In the material below, please retype the lines from the very first through the one with "1600000, 1800000, 2000000];", exactly and without pictures.

-------------------------

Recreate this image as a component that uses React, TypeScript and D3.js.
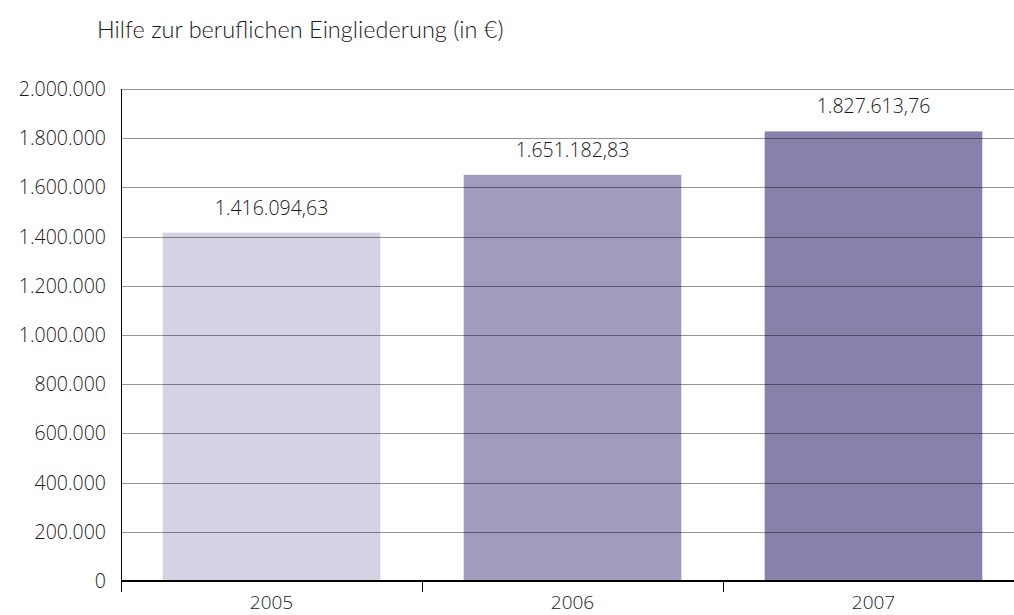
import React from "react";
import * as d3 from "d3";

const title = "Hilfe zur beruflichen Eingliederung (in €)";
const years = ["2005", "2006", "2007"];
const values = [1416094.63, 1651182.83, 1827613.76];
const valueLabels = ["1.416.094,63", "1.651.182,83", "1.827.613,76"];
const barColors = ["#d4d2e3", "#a29bbd", "#8881ab"];
const yTicks = [0, 200000, 400000, 600000, 800000, 1000000, 1200000, 1400000, 1600000, 1800000, 2000000];

const W = 1014;
const H = 615;
const FONT = "'Open Sans', sans-serif";

export default function App() {
  const x = d3.scaleBand<string>().domain(years).range([121, 1024]).paddingInner(0.277).paddingOuter(0.1385);
  const y = d3.scaleLinear().domain([0, 2000000]).range([581, 89]);
  const fmt = (v: number) => d3.format(",")(v).replace(/,/g, ".");
  const step = x.step();
  const bounds = [0, 1, 2, 3].map((i) => 121 + i * step);

  return (
    <svg width={W} height={H} style={{ position: "absolute", left: 0, top: 0, background: "#fff" }} fontFamily={FONT}>
      <text x={97} y={38} fontSize={23.5} fill="#1a1a1a" fontFamily="Lato, sans-serif" fontWeight={300}>{title}</text>
      {years.map((yr, i) => (
        <rect key={yr} x={x(yr)} y={y(values[i])} width={x.bandwidth()} height={y(0) - y(values[i])} fill={barColors[i]} />
      ))}
      {yTicks.filter((t) => t > 0).map((t) => (
        <line key={t} x1={121} x2={W} y1={Math.round(y(t)) + 0.5} y2={Math.round(y(t)) + 0.5} stroke="#000" strokeOpacity={0.42} strokeWidth={1} />
      ))}
      {yTicks.map((t) => (
        <text key={"l" + t} x={106} y={y(t) + 7} fontSize={19.5} textAnchor="end" fill="#1a1a1a" fontWeight={300}>{fmt(t)}</text>
      ))}
      {years.map((yr, i) => (
        <text key={"v" + yr} x={x(yr)! + x.bandwidth() / 2} y={y(values[i]) - 18} fontSize={19.5} textAnchor="middle" fill="#1a1a1a" fontWeight={300}>{valueLabels[i]}</text>
      ))}
      <line x1={121.5} x2={121.5} y1={89} y2={592} stroke="#000" strokeWidth={1} />
      <line x1={121} x2={W} y1={581} y2={581} stroke="#000" strokeWidth={2} />
      {bounds.slice(1).map((b) => (
        <line key={"t" + b} x1={Math.round(b) + 0.5} x2={Math.round(b) + 0.5} y1={581} y2={592} stroke="#000" strokeWidth={1} />
      ))}
      {years.map((yr) => (
        <text key={"x" + yr} x={x(yr)! + x.bandwidth() / 2} y={609} fontSize={19} textAnchor="middle" fill="#1a1a1a" fontWeight={300}>{yr}</text>
      ))}
    </svg>
  );
}
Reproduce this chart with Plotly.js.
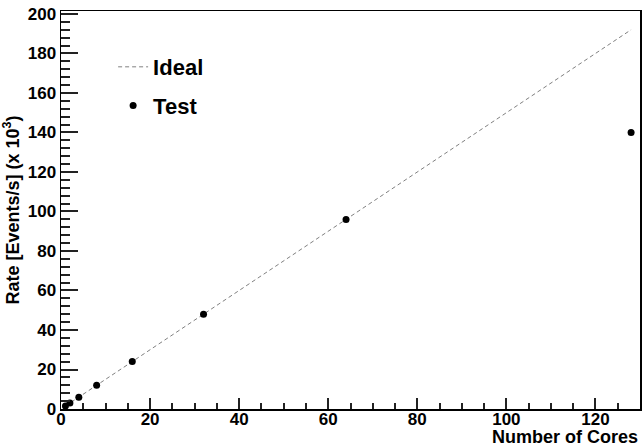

-------------------------

**WRITTEN SOLUTION:**
Recreate this image as a component that uses React, TypeScript and D3.js.
import React from "react";
import * as d3 from "d3";

const title = "Hilfe zur beruflichen Eingliederung (in €)";
const years = ["2005", "2006", "2007"];
const values = [1416094.63, 1651182.83, 1827613.76];
const valueLabels = ["1.416.094,63", "1.651.182,83", "1.827.613,76"];
const barColors = ["#d4d2e3", "#a29bbd", "#8881ab"];
const yTicks = [0, 200000, 400000, 600000, 800000, 1000000, 1200000, 1400000, 1600000, 1800000, 2000000];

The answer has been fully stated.